# THE PROBLEM
With the images removed, repeat the data below exactly.

# INPUT RECORDS
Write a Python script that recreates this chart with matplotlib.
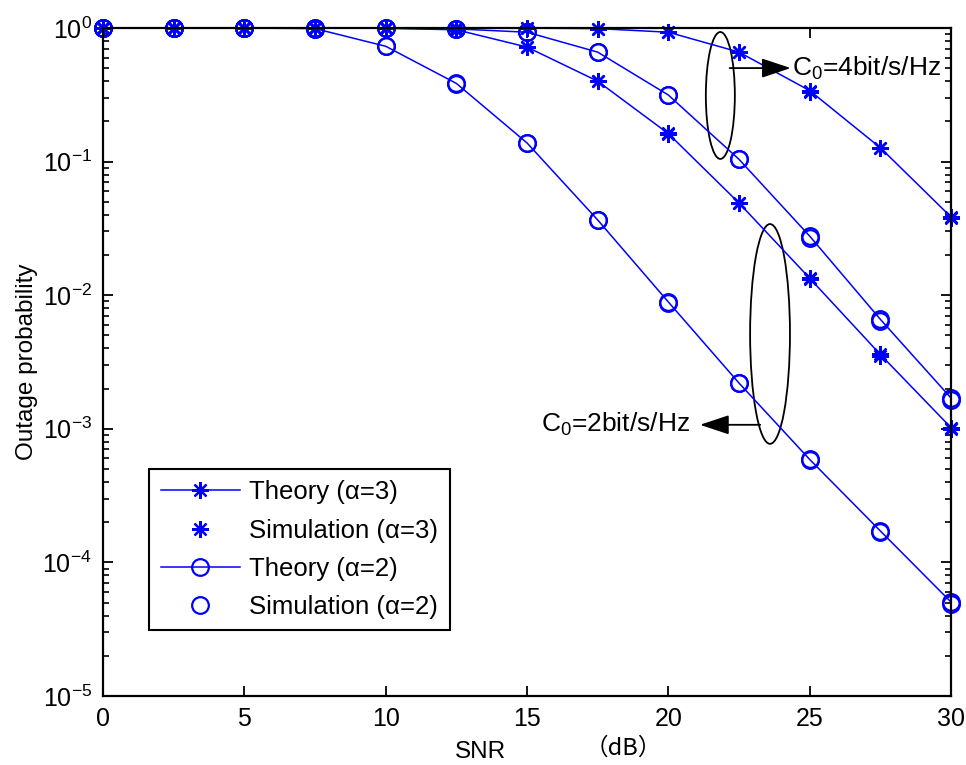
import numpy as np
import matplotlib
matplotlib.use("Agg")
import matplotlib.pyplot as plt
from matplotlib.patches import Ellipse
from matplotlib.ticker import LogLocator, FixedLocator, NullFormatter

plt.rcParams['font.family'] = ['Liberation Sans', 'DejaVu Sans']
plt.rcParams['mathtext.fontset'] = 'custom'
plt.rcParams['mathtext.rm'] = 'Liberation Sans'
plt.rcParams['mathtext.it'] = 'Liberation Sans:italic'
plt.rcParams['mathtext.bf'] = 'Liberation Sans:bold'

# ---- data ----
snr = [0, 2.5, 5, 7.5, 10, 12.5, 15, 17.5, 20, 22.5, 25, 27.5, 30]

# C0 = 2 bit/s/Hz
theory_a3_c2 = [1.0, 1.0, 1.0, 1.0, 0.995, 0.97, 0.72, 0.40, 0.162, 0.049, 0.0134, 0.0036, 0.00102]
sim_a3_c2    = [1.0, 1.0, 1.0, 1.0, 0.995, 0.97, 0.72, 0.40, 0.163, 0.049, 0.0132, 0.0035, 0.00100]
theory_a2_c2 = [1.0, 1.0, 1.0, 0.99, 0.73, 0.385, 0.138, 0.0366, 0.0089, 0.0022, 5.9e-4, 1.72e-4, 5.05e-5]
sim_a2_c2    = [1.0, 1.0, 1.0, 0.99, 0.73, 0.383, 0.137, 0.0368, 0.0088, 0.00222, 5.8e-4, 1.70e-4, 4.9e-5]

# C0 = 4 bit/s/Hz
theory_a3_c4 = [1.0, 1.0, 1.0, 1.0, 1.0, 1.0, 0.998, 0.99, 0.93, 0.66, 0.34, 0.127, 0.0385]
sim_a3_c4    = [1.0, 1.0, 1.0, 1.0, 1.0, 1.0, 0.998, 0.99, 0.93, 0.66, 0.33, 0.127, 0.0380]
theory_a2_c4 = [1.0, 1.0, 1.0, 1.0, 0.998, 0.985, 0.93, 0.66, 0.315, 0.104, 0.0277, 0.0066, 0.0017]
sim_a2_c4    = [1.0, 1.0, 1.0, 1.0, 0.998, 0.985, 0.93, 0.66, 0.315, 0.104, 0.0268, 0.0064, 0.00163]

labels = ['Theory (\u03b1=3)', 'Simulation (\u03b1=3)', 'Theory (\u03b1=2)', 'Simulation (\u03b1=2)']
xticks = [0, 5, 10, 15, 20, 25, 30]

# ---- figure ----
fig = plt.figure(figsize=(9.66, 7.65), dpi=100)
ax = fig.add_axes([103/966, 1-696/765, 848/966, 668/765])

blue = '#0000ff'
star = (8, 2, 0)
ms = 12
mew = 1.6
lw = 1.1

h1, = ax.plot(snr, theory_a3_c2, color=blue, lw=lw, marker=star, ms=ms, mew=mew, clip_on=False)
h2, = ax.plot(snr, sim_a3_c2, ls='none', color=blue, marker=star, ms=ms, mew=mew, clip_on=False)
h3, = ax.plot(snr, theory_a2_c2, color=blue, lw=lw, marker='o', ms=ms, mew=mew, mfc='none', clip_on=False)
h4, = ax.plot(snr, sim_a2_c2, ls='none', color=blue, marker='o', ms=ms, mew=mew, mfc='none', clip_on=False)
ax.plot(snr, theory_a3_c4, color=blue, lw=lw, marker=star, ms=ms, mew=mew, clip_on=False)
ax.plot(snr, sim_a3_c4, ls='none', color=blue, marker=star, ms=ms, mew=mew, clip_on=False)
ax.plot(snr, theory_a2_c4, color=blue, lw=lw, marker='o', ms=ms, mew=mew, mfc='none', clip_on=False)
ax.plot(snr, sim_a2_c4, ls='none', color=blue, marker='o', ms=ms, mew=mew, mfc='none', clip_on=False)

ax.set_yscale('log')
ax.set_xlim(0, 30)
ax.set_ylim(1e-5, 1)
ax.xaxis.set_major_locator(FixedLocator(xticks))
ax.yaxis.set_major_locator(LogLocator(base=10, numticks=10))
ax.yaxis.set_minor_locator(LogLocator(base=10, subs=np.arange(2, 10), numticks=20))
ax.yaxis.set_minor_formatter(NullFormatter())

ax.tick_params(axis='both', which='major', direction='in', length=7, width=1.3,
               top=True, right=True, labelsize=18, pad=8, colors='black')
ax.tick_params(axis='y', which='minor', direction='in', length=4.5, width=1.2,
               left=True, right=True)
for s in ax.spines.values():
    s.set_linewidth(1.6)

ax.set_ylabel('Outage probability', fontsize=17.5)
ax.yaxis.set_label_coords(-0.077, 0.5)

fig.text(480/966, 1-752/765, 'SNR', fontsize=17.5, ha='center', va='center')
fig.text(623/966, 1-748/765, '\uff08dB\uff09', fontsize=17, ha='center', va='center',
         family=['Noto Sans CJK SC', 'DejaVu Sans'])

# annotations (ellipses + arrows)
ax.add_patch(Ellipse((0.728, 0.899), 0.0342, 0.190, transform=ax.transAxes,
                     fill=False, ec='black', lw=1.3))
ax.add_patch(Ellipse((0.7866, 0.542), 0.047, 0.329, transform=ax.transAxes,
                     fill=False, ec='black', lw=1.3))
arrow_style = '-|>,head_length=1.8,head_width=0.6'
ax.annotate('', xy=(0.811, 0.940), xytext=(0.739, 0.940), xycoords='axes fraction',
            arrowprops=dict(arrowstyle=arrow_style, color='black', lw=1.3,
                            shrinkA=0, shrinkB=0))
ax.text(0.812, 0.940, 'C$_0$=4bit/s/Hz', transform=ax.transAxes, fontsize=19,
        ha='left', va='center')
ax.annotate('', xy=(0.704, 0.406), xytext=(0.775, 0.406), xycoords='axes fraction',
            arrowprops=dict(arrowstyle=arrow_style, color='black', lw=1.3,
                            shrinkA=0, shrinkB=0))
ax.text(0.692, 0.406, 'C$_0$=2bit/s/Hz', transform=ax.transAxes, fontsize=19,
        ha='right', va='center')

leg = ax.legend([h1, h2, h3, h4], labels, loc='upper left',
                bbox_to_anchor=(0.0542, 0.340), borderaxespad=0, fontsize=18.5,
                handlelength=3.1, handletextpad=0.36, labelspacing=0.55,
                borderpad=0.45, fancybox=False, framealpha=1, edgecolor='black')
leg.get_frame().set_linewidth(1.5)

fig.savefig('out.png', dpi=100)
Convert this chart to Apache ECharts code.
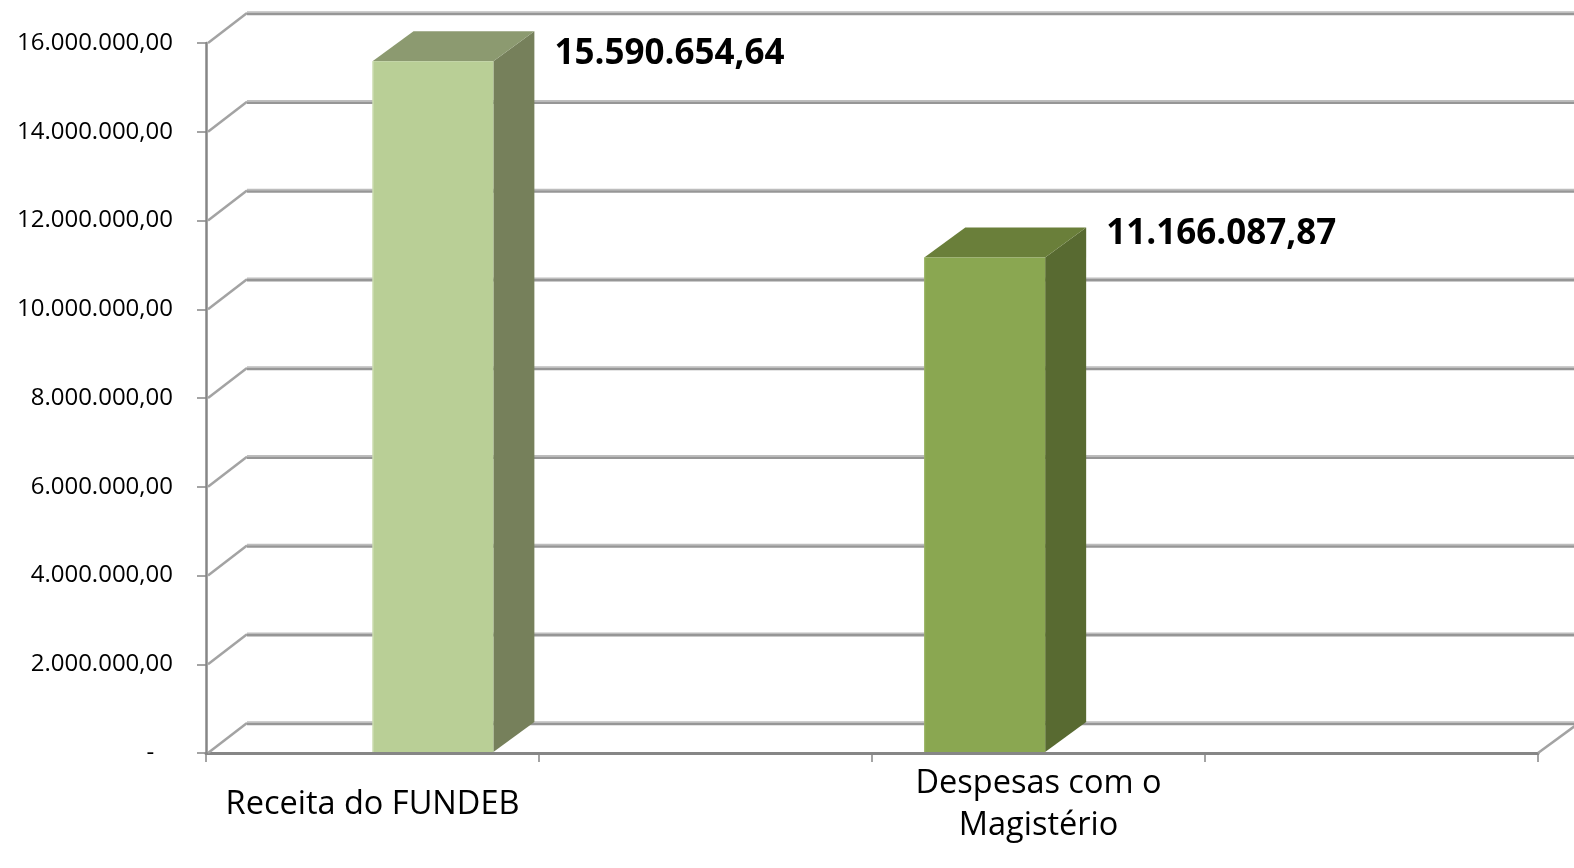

# FINISHED TASK
Write a Python script that recreates this chart with matplotlib.
import numpy as np
import matplotlib
matplotlib.use("Agg")
import matplotlib.pyplot as plt
from matplotlib.patches import Ellipse
from matplotlib.ticker import LogLocator, FixedLocator, NullFormatter

plt.rcParams['font.family'] = ['Liberation Sans', 'DejaVu Sans']
plt.rcParams['mathtext.fontset'] = 'custom'
plt.rcParams['mathtext.rm'] = 'Liberation Sans'
plt.rcParams['mathtext.it'] = 'Liberation Sans:italic'
plt.rcParams['mathtext.bf'] = 'Liberation Sans:bold'

# ---- data ----
snr = [0, 2.5, 5, 7.5, 10, 12.5, 15, 17.5, 20, 22.5, 25, 27.5, 30]

# C0 = 2 bit/s/Hz
theory_a3_c2 = [1.0, 1.0, 1.0, 1.0, 0.995, 0.97, 0.72, 0.40, 0.162, 0.049, 0.0134, 0.0036, 0.00102]
sim_a3_c2    = [1.0, 1.0, 1.0, 1.0, 0.995, 0.97, 0.72, 0.40, 0.163, 0.049, 0.0132, 0.0035, 0.00100]
theory_a2_c2 = [1.0, 1.0, 1.0, 0.99, 0.73, 0.385, 0.138, 0.0366, 0.0089, 0.0022, 5.9e-4, 1.72e-4, 5.05e-5]
sim_a2_c2    = [1.0, 1.0, 1.0, 0.99, 0.73, 0.383, 0.137, 0.0368, 0.0088, 0.00222, 5.8e-4, 1.70e-4, 4.9e-5]

# C0 = 4 bit/s/Hz
theory_a3_c4 = [1.0, 1.0, 1.0, 1.0, 1.0, 1.0, 0.998, 0.99, 0.93, 0.66, 0.34, 0.127, 0.0385]
sim_a3_c4    = [1.0, 1.0, 1.0, 1.0, 1.0, 1.0, 0.998, 0.99, 0.93, 0.66, 0.33, 0.127, 0.0380]
theory_a2_c4 = [1.0, 1.0, 1.0, 1.0, 0.998, 0.985, 0.93, 0.66, 0.315, 0.104, 0.0277, 0.0066, 0.0017]
sim_a2_c4    = [1.0, 1.0, 1.0, 1.0, 0.998, 0.985, 0.93, 0.66, 0.315, 0.104, 0.0268, 0.0064, 0.00163]

labels = ['Theory (\u03b1=3)', 'Simulation (\u03b1=3)', 'Theory (\u03b1=2)', 'Simulation (\u03b1=2)']
xticks = [0, 5, 10, 15, 20, 25, 30]

# ---- figure ----
fig = plt.figure(figsize=(9.66, 7.65), dpi=100)
ax = fig.add_axes([103/966, 1-696/765, 848/966, 668/765])

blue = '#0000ff'
star = (8, 2, 0)
ms = 12
mew = 1.6
lw = 1.1

h1, = ax.plot(snr, theory_a3_c2, color=blue, lw=lw, marker=star, ms=ms, mew=mew, clip_on=False)
h2, = ax.plot(snr, sim_a3_c2, ls='none', color=blue, marker=star, ms=ms, mew=mew, clip_on=False)
h3, = ax.plot(snr, theory_a2_c2, color=blue, lw=lw, marker='o', ms=ms, mew=mew, mfc='none', clip_on=False)
h4, = ax.plot(snr, sim_a2_c2, ls='none', color=blue, marker='o', ms=ms, mew=mew, mfc='none', clip_on=False)
ax.plot(snr, theory_a3_c4, color=blue, lw=lw, marker=star, ms=ms, mew=mew, clip_on=False)
ax.plot(snr, sim_a3_c4, ls='none', color=blue, marker=star, ms=ms, mew=mew, clip_on=False)
ax.plot(snr, theory_a2_c4, color=blue, lw=lw, marker='o', ms=ms, mew=mew, mfc='none', clip_on=False)
ax.plot(snr, sim_a2_c4, ls='none', color=blue, marker='o', ms=ms, mew=mew, mfc='none', clip_on=False)

ax.set_yscale('log')
ax.set_xlim(0, 30)
ax.set_ylim(1e-5, 1)
ax.xaxis.set_major_locator(FixedLocator(xticks))
ax.yaxis.set_major_locator(LogLocator(base=10, numticks=10))
ax.yaxis.set_minor_locator(LogLocator(base=10, subs=np.arange(2, 10), numticks=20))
ax.yaxis.set_minor_formatter(NullFormatter())

ax.tick_params(axis='both', which='major', direction='in', length=7, width=1.3,
               top=True, right=True, labelsize=18, pad=8, colors='black')
ax.tick_params(axis='y', which='minor', direction='in', length=4.5, width=1.2,
               left=True, right=True)
for s in ax.spines.values():
    s.set_linewidth(1.6)

ax.set_ylabel('Outage probability', fontsize=17.5)
ax.yaxis.set_label_coords(-0.077, 0.5)

fig.text(480/966, 1-752/765, 'SNR', fontsize=17.5, ha='center', va='center')
fig.text(623/966, 1-748/765, '\uff08dB\uff09', fontsize=17, ha='center', va='center',
         family=['Noto Sans CJK SC', 'DejaVu Sans'])

# annotations (ellipses + arrows)
ax.add_patch(Ellipse((0.728, 0.899), 0.0342, 0.190, transform=ax.transAxes,
                     fill=False, ec='black', lw=1.3))
ax.add_patch(Ellipse((0.7866, 0.542), 0.047, 0.329, transform=ax.transAxes,
                     fill=False, ec='black', lw=1.3))
arrow_style = '-|>,head_length=1.8,head_width=0.6'
ax.annotate('', xy=(0.811, 0.940), xytext=(0.739, 0.940), xycoords='axes fraction',
            arrowprops=dict(arrowstyle=arrow_style, color='black', lw=1.3,
                            shrinkA=0, shrinkB=0))
ax.text(0.812, 0.940, 'C$_0$=4bit/s/Hz', transform=ax.transAxes, fontsize=19,
        ha='left', va='center')
ax.annotate('', xy=(0.704, 0.406), xytext=(0.775, 0.406), xycoords='axes fraction',
            arrowprops=dict(arrowstyle=arrow_style, color='black', lw=1.3,
                            shrinkA=0, shrinkB=0))
ax.text(0.692, 0.406, 'C$_0$=2bit/s/Hz', transform=ax.transAxes, fontsize=19,
        ha='right', va='center')

leg = ax.legend([h1, h2, h3, h4], labels, loc='upper left',
                bbox_to_anchor=(0.0542, 0.340), borderaxespad=0, fontsize=18.5,
                handlelength=3.1, handletextpad=0.36, labelspacing=0.55,
                borderpad=0.45, fancybox=False, framealpha=1, edgecolor='black')
leg.get_frame().set_linewidth(1.5)

fig.savefig('out.png', dpi=100)
Convert this chart to Apache ECharts code.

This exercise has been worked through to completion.